Aber nicht nur auf dem rechten, sondern auch auf dem liberalen Parteiflügel üben sich jüngere Christdemokraten schon länger in vorsichtigen Absetzbewegungen von Diepgen und Landowsky. So lobte der 40-jährige Finanzsenator Peter Kurth den Abgang Landowskys bei der landeseigenen Bank Berlin Hyp als „konsequenten Schritt“, der dem Institut „sehr gut“ tun werde. Worte des Bedauerns verlor Kurth dabei nicht.

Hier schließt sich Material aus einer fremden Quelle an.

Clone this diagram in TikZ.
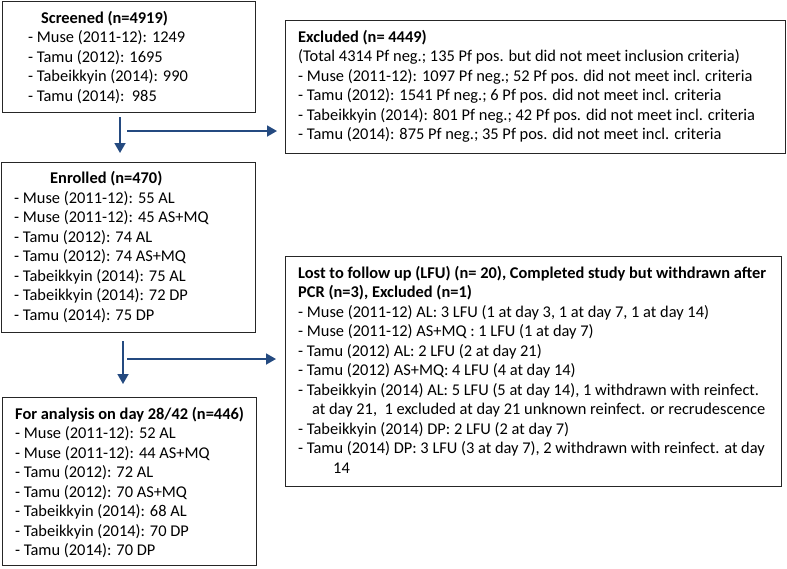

Noch am Montag hatte auch Diepgen selbst den Fraktionsvorsitzenden harsch kritisiert. Es sah ganz danach aus, als könne sich Diepgen seine politische Zukunft auch ohne den langjährigen Weggefährten vorstellen, mit dem er zuletzt ohnehin nicht mehr perfekt harmonierte. Wie es aussieht, muss sich Diepgen von diesem Gedanken verabschieden. Dankt Landowsky als Fraktionschef ab, dann steht Diepgen alleine in der Schusslinie.